-- Start of Items --
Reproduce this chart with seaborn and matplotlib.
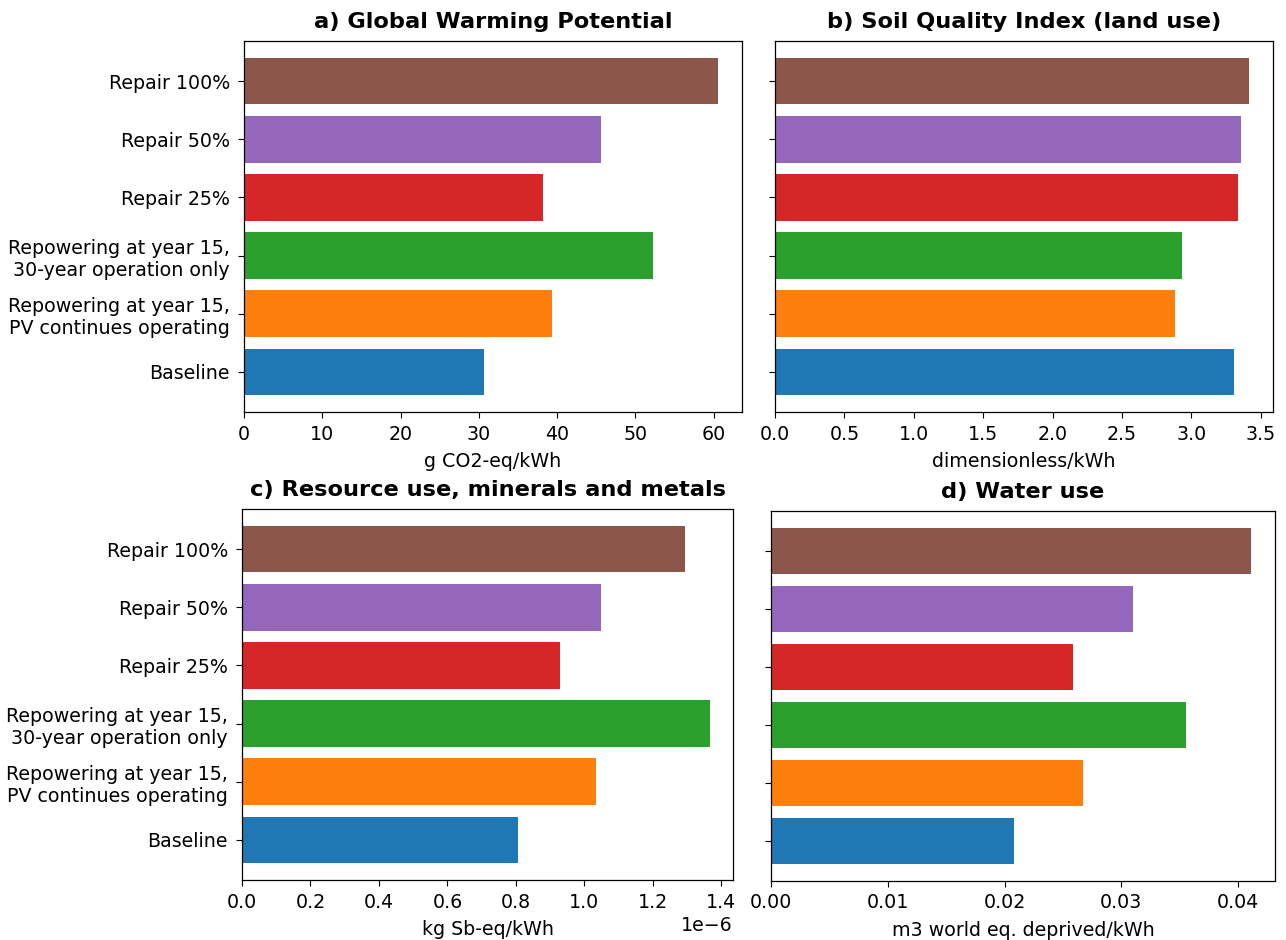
import pandas as pd
import matplotlib
matplotlib.use("Agg")
import matplotlib.pyplot as plt
from matplotlib.ticker import MultipleLocator
import seaborn as sns

# scenarios, bottom to top as in the figure
scenarios = [
    "Baseline",
    "Repowering at year 15,\nPV continues operating",
    "Repowering at year 15,\n30-year operation only",
    "Repair 25%",
    "Repair 50%",
    "Repair 100%",
]
colors = ["#1f77b4", "#ff7f0e", "#2ca02c", "#d62728", "#9467bd", "#8c564b"]

gwp = [30.7, 39.4, 52.3, 38.2, 45.6, 60.6]
soil = [3.31, 2.883, 2.936, 3.337, 3.361, 3.418]
minerals = [0.805e-6, 1.033e-6, 1.366e-6, 0.929e-6, 1.049e-6, 1.294e-6]
water = [0.0208, 0.0267, 0.0355, 0.0259, 0.0310, 0.0411]

titles = [
    "a) Global Warming Potential",
    "b) Soil Quality Index (land use)",
    "c) Resource use, minerals and metals",
    "d) Water use",
]
units = [
    "g CO2-eq/kWh",
    "dimensionless/kWh",
    "kg Sb-eq/kWh",
    "m3 world eq. deprived/kWh",
]
series = [gwp, soil, minerals, water]

# axes boxes in pixels (left, top, right, bottom) of a 1286x940 figure
W, H = 1286, 940
boxes = [
    (244, 41, 742, 412),
    (775, 41, 1273, 412),
    (242, 509, 733, 880),
    (771, 511, 1275, 881),
]

plt.rcParams["xtick.major.size"] = 4.5
plt.rcParams["ytick.major.size"] = 4.5
plt.rcParams["xtick.major.pad"] = 4.5
plt.rcParams["ytick.major.pad"] = 5.5
plt.rcParams["axes.linewidth"] = 0.9

fig, axes = plt.subplots(2, 2, figsize=(W / 100, H / 100), dpi=100)
palette = dict(zip(scenarios, colors))
order = scenarios[::-1]
n = len(scenarios)
pad = 0.05 * (n - 1 + 0.8)

for i, ax in enumerate(axes.flat):
    df = pd.DataFrame({"scenario": scenarios, "value": series[i]})
    sns.barplot(data=df, y="scenario", x="value", hue="scenario", order=order,
                hue_order=scenarios, palette=palette, saturation=1,
                width=0.8, orient="h", legend=False, ax=ax)
    ax.set_ylim(n - 1 + 0.4 + pad, -0.4 - pad)
    ax.set_xlim(0, max(series[i]) * 1.05)
    ax.set_title(titles[i], fontsize=16.2, fontweight="bold", pad=9.5)
    ax.set_xlabel(units[i], fontsize=13.7, labelpad=6)
    ax.set_ylabel("")
    ax.tick_params(labelsize=13.7)
    if i % 2 == 1:
        ax.tick_params(labelleft=False)
    l, t, r, b = boxes[i]
    ax.set_position([l / W, 1 - b / H, (r - l) / W, (b - t) / H])

axes[1, 1].xaxis.set_major_locator(MultipleLocator(0.01))
axes[1, 0].xaxis.get_offset_text().set_fontsize(13.7)

plt.savefig("out.png", dpi=100)
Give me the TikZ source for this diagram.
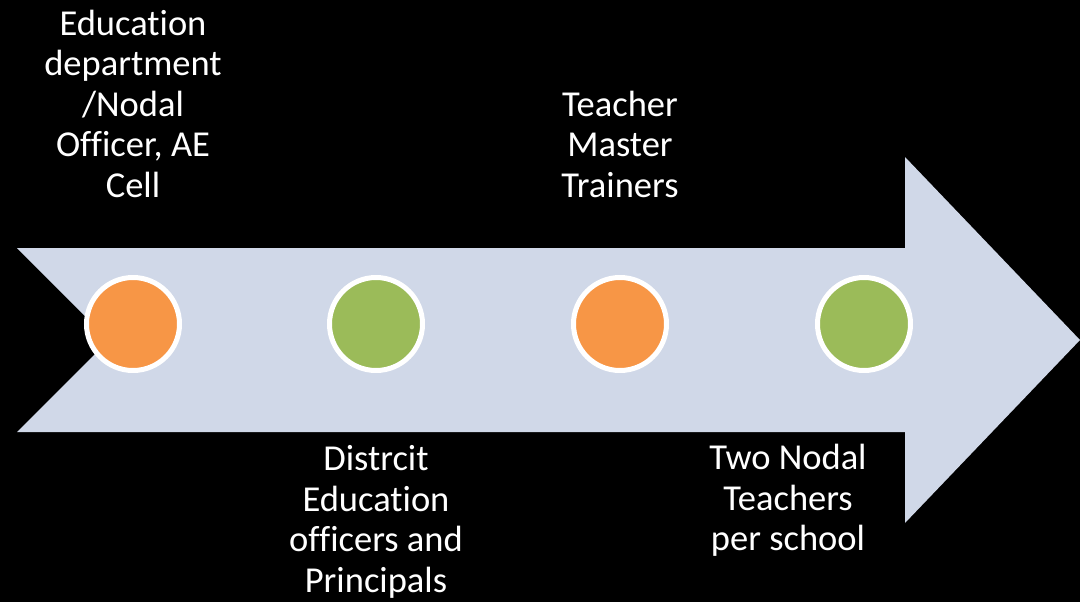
\documentclass[tikz,border=0pt]{standalone}
\usepackage{fontspec}
\setmainfont[Ligatures=NoCommon]{Carlito}
\definecolor{arrowfill}{HTML}{D0D8E8}
\definecolor{stageorange}{HTML}{F79646}
\definecolor{stagegreen}{HTML}{9BBB59}
\tikzset{
 stage/.style={circle, draw=white, line width=5pt, minimum size=93pt, inner sep=0pt},
 caption/.style={text=white, align=center, inner sep=0pt, font=\fontsize{36.5}{40.5}\selectfont}
}
\begin{document}
\begin{tikzpicture}[x=1pt,y=-1pt]
 \fill[black] (0,0) rectangle (1080,602);
 \useasboundingbox (0,0) rectangle (1080,602);
 % big arrow
 \fill[arrowfill] (17,248) -- (905,248) -- (905,157) -- (1080,340)
   -- (905,523) -- (905,432) -- (17,432) -- (109,340) -- cycle;

 \node (S1) [stage, fill=stageorange] at (133,324) {};
 \node (S2) [stage, fill=stagegreen] at (376,324) {};
 \node (S3) [stage, fill=stageorange] at (620,324) {};
 \node (S4) [stage, fill=stagegreen] at (864,324) {};

 % captions (base = last line)
 \node (T1) [caption, anchor=base] at (133,197) {Education\\department\\/Nodal\\Officer, AE\\Cell};
 \node (T2) [caption, anchor=base] at (376,592) {Distrcit\\Education\\officers and\\Principals};
 \node (T3) [caption, anchor=base] at (620,197) {Teacher\\Master\\Trainers};
 \node (T4) [caption, anchor=base] at (788,550.5) {Two Nodal\\Teachers\\per school};
\end{tikzpicture}
\end{document}
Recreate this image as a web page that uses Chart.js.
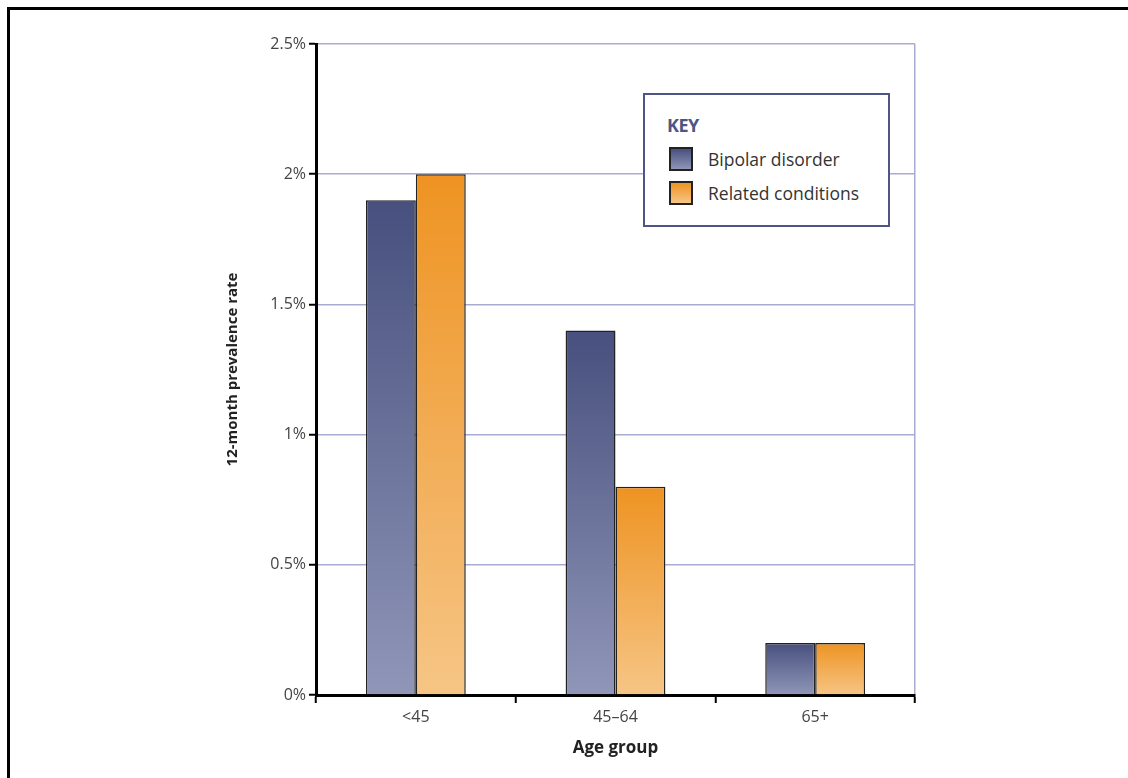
-- End of Items --
Set task
Go from the first line of the data above to the line containing "pad = 0.05 * (n - 1 + 0.8)" and retype exactly those lines, both included, but none of the pictures.

Answer to this problem
Reproduce this chart with seaborn and matplotlib.
import pandas as pd
import matplotlib
matplotlib.use("Agg")
import matplotlib.pyplot as plt
from matplotlib.ticker import MultipleLocator
import seaborn as sns

# scenarios, bottom to top as in the figure
scenarios = [
    "Baseline",
    "Repowering at year 15,\nPV continues operating",
    "Repowering at year 15,\n30-year operation only",
    "Repair 25%",
    "Repair 50%",
    "Repair 100%",
]
colors = ["#1f77b4", "#ff7f0e", "#2ca02c", "#d62728", "#9467bd", "#8c564b"]

gwp = [30.7, 39.4, 52.3, 38.2, 45.6, 60.6]
soil = [3.31, 2.883, 2.936, 3.337, 3.361, 3.418]
minerals = [0.805e-6, 1.033e-6, 1.366e-6, 0.929e-6, 1.049e-6, 1.294e-6]
water = [0.0208, 0.0267, 0.0355, 0.0259, 0.0310, 0.0411]

titles = [
    "a) Global Warming Potential",
    "b) Soil Quality Index (land use)",
    "c) Resource use, minerals and metals",
    "d) Water use",
]
units = [
    "g CO2-eq/kWh",
    "dimensionless/kWh",
    "kg Sb-eq/kWh",
    "m3 world eq. deprived/kWh",
]
series = [gwp, soil, minerals, water]

# axes boxes in pixels (left, top, right, bottom) of a 1286x940 figure
W, H = 1286, 940
boxes = [
    (244, 41, 742, 412),
    (775, 41, 1273, 412),
    (242, 509, 733, 880),
    (771, 511, 1275, 881),
]

plt.rcParams["xtick.major.size"] = 4.5
plt.rcParams["ytick.major.size"] = 4.5
plt.rcParams["xtick.major.pad"] = 4.5
plt.rcParams["ytick.major.pad"] = 5.5
plt.rcParams["axes.linewidth"] = 0.9

fig, axes = plt.subplots(2, 2, figsize=(W / 100, H / 100), dpi=100)
palette = dict(zip(scenarios, colors))
order = scenarios[::-1]
n = len(scenarios)
pad = 0.05 * (n - 1 + 0.8)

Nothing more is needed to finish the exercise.